In the past decade, newspaper readership among the Medicare crowd — those 65 and over — has dropped from 72 to 65 percent. That’s painful. That group is historically the most loyal cohort of newspaper readers. Couple that with an even more precipitous drop, from 42 to 31 percent among potential readers, those between the ages of 18 and 24, along with declines in advertising revenue, and the future looks grim indeed. All of that has resulted in a reporting staff in the United States that now numbers 40,000, down from 60,000 a decade ago.
That’s old news, though. And I don’t claim any particular insight into what might become of the business I devoted all those decades to. But there are some things I do hope happen, because I think they would be good for the business.
There has been a great deal of discussion in the trade press about the idea of a non-profit newspaper, one that would rely on a large endowment to fund news operations and traditional circulation and advertising revenue to fund the rest of the operations. I’ve read the arguments for and against a non-profit newspaper and think the idea may have merit. It certainly might be worth considering if, as it appears to be more and more likely, the traditional revenue streams that historically allowed newspaper publishers to fund large newsrooms with robust reporting staffs never again materialize.
It’s worth noting, especially in sparsely populated western Colorado, that the perils of newspapers are primarily confined to the large dailies. Small and medium-size operations like The Daily Sentinel are likely to continue to thrive for years, if not decades. So any discussion about fundamental change to the business is for the most part about big daily newspapers.
The key to the success of the newspaper as non-profit, of course, would be what has always been the key to the success of newspapers: The newsroom must be independent, not beholden to advertisers, political parties, or the power structure of the community it serves.

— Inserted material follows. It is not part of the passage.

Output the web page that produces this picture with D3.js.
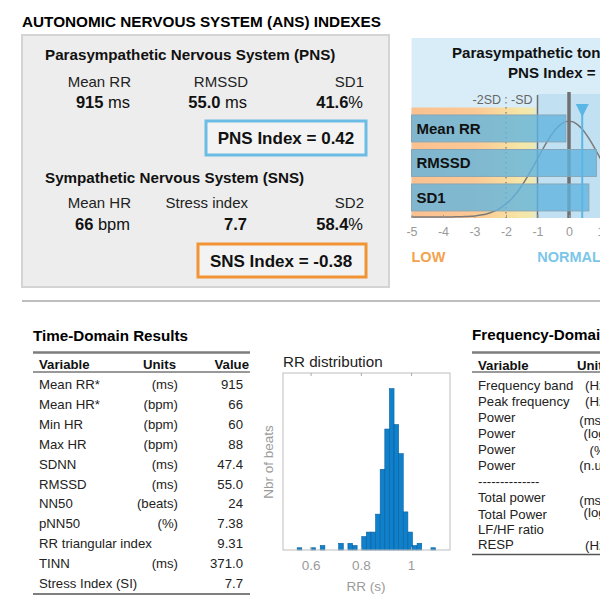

Historically, that has been accomplished by courageous publishers. Some publishers have been more courageous than others and some communities, thus, have been better served by their newspaper than others.
The beauty of a non-profit could be the guarantees of independence, and a guarantee of devoting a certain amount of a newspaper’s resources to its reporting and editing function could be spelled out in the mission of the non-profit.
It’s difficult to say if that would do anything to solve the (perceived, in my view, but real nonetheless) credibility problems that newspapers battle on a daily basis.
Today newspapers can say their newsrooms operate independently, and for the most part they do. But they are still for-profit entities and the only thing that determines the independence of the newsroom is the good word of the publisher.
It seems to me a non-profit could be structured in a manner that would eliminate any doubt about the role of the news operation. The downside (some will call it an upside) is the tax-exempt status that would make non-profit status work for newspapers would probably require the paper not endorse candidates for office and take positions on other political matters. At least that’s been the case in any proposed legislation to date to give newspapers non-profit status.
Political endorsements have long been one of those things newspapers have done. But it’s not a universal undertaking. There are newspapers that do not endorse candidates as a matter of policy, and others that sometimes endorse and sometimes don’t.
The heart and soul of a newspaper, though, is its reporting. I don’t want to continue to see the decline in reporting staffs we’ve seen for the past decade. If non-profit status is what it takes to avoid that, then I’m on board.